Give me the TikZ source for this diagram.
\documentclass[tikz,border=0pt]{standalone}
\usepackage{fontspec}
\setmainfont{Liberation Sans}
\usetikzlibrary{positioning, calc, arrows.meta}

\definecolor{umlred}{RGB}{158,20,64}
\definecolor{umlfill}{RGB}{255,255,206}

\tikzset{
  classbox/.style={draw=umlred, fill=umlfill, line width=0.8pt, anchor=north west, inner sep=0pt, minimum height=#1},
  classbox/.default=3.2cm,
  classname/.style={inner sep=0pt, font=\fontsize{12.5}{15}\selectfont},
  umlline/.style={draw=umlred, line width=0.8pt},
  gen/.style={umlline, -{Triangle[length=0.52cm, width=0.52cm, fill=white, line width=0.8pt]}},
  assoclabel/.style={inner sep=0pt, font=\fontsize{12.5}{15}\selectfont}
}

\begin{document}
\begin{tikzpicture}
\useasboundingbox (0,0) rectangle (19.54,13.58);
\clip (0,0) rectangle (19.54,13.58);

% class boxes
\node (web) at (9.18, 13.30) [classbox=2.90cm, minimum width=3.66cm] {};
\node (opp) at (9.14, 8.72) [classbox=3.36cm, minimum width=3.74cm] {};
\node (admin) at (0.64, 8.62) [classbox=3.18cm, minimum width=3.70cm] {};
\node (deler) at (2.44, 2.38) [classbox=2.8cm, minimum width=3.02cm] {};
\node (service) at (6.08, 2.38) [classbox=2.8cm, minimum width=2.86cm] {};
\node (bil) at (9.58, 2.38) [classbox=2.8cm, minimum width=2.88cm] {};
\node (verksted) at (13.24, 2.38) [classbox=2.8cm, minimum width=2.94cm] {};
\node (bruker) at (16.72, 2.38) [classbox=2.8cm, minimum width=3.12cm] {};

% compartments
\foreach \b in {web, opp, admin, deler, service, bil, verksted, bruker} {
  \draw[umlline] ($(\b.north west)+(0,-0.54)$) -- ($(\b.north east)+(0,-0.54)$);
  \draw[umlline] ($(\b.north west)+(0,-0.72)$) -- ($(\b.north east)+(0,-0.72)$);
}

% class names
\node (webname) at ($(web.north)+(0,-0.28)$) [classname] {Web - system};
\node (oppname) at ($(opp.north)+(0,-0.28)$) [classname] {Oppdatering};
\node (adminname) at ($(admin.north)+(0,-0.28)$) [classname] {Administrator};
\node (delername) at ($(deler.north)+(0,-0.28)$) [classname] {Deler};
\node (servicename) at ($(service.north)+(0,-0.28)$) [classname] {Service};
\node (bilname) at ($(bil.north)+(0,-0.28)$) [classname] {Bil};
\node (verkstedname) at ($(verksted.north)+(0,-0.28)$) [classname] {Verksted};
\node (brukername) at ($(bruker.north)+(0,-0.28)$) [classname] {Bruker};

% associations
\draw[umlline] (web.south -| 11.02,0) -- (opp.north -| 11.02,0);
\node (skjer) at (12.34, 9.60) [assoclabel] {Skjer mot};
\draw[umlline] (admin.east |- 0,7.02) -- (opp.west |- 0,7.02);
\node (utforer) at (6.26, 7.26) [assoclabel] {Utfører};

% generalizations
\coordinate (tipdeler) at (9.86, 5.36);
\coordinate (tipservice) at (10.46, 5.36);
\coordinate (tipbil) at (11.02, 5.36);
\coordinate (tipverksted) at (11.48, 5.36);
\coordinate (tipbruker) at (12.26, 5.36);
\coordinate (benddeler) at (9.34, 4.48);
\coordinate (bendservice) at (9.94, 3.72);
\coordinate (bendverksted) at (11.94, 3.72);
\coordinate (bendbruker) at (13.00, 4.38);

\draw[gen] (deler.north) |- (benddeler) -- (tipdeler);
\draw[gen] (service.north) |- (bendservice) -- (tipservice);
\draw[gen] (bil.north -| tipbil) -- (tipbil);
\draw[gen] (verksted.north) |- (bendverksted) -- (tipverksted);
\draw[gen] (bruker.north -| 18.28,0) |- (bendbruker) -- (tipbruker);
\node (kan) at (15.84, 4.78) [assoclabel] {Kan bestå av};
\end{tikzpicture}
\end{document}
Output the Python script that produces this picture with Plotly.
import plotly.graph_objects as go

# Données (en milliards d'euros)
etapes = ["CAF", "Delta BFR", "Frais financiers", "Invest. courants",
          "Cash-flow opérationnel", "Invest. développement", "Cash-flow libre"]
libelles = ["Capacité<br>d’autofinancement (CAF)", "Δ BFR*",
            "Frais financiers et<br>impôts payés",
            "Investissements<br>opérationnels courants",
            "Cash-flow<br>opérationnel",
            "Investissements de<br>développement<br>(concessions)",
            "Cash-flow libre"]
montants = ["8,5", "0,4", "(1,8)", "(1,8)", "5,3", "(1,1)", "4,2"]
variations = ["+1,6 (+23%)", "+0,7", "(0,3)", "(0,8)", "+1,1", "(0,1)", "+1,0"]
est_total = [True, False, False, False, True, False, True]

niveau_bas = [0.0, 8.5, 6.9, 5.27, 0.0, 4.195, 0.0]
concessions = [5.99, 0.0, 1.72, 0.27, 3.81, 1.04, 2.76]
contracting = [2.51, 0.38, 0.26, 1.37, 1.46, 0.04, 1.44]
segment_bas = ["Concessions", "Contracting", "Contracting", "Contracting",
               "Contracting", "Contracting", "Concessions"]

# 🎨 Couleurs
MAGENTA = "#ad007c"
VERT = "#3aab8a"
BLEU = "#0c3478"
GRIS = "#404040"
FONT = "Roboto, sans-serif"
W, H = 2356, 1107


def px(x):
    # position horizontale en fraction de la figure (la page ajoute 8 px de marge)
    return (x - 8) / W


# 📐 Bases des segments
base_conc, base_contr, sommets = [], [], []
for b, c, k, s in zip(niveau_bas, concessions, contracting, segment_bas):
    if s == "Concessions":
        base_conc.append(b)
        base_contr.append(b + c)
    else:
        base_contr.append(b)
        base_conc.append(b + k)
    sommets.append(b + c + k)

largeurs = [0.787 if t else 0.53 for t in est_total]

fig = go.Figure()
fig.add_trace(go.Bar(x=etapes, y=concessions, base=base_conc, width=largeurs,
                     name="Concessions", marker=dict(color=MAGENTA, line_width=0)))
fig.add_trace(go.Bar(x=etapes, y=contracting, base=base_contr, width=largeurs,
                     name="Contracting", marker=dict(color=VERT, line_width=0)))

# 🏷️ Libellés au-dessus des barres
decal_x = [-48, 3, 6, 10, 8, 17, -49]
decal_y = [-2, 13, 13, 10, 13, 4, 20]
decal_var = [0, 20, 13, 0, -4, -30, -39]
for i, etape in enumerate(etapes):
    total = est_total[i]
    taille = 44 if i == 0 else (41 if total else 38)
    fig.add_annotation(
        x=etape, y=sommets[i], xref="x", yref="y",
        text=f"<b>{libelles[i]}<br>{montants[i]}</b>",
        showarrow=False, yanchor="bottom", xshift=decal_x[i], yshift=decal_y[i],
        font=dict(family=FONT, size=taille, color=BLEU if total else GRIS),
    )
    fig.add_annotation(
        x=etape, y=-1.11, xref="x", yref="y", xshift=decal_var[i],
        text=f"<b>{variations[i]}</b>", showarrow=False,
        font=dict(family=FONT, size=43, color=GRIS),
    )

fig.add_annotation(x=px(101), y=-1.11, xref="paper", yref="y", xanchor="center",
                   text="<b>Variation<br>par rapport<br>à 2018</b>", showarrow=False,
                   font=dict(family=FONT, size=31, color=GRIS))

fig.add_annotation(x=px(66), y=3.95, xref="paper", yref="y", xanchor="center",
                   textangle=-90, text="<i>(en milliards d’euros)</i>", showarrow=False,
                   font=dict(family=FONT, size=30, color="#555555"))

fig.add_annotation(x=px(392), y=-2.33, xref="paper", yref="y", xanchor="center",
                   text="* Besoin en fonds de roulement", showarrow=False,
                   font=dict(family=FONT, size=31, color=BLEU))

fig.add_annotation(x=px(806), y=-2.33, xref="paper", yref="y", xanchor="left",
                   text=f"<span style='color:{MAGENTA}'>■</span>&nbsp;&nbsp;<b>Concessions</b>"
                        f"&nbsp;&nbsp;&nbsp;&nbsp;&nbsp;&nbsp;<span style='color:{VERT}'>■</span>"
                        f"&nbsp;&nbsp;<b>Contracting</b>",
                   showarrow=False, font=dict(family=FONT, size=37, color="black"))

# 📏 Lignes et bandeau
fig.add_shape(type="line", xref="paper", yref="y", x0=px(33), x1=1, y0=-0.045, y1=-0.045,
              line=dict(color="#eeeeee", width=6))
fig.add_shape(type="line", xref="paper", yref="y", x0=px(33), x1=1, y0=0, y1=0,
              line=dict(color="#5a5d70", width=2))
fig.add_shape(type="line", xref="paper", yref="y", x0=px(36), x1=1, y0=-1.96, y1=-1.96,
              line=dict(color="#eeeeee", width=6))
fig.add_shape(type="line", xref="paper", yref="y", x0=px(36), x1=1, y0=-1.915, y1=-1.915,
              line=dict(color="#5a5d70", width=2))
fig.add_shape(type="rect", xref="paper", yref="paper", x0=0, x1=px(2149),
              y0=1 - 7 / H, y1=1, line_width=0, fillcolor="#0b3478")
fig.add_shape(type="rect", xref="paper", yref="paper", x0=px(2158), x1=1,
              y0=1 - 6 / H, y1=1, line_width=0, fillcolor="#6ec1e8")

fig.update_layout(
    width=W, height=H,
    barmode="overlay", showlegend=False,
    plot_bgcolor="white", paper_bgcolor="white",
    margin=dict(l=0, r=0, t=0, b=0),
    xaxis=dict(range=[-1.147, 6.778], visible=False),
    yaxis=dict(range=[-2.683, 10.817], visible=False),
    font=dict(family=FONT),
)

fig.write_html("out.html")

• _SHORT PROBLEM_
Nothing beyond the lines starting at the line containing "Output the Python" and ending at the line containing "W, H = 2356, 1107" is to be reproduced; reproduce those lines exactly, both ends included.

• _RESPONSE TO THE TASK_
Output the Python script that produces this picture with Plotly.
import plotly.graph_objects as go

# Données (en milliards d'euros)
etapes = ["CAF", "Delta BFR", "Frais financiers", "Invest. courants",
          "Cash-flow opérationnel", "Invest. développement", "Cash-flow libre"]
libelles = ["Capacité<br>d’autofinancement (CAF)", "Δ BFR*",
            "Frais financiers et<br>impôts payés",
            "Investissements<br>opérationnels courants",
            "Cash-flow<br>opérationnel",
            "Investissements de<br>développement<br>(concessions)",
            "Cash-flow libre"]
montants = ["8,5", "0,4", "(1,8)", "(1,8)", "5,3", "(1,1)", "4,2"]
variations = ["+1,6 (+23%)", "+0,7", "(0,3)", "(0,8)", "+1,1", "(0,1)", "+1,0"]
est_total = [True, False, False, False, True, False, True]

niveau_bas = [0.0, 8.5, 6.9, 5.27, 0.0, 4.195, 0.0]
concessions = [5.99, 0.0, 1.72, 0.27, 3.81, 1.04, 2.76]
contracting = [2.51, 0.38, 0.26, 1.37, 1.46, 0.04, 1.44]
segment_bas = ["Concessions", "Contracting", "Contracting", "Contracting",
               "Contracting", "Contracting", "Concessions"]

# 🎨 Couleurs
MAGENTA = "#ad007c"
VERT = "#3aab8a"
BLEU = "#0c3478"
GRIS = "#404040"
FONT = "Roboto, sans-serif"
W, H = 2356, 1107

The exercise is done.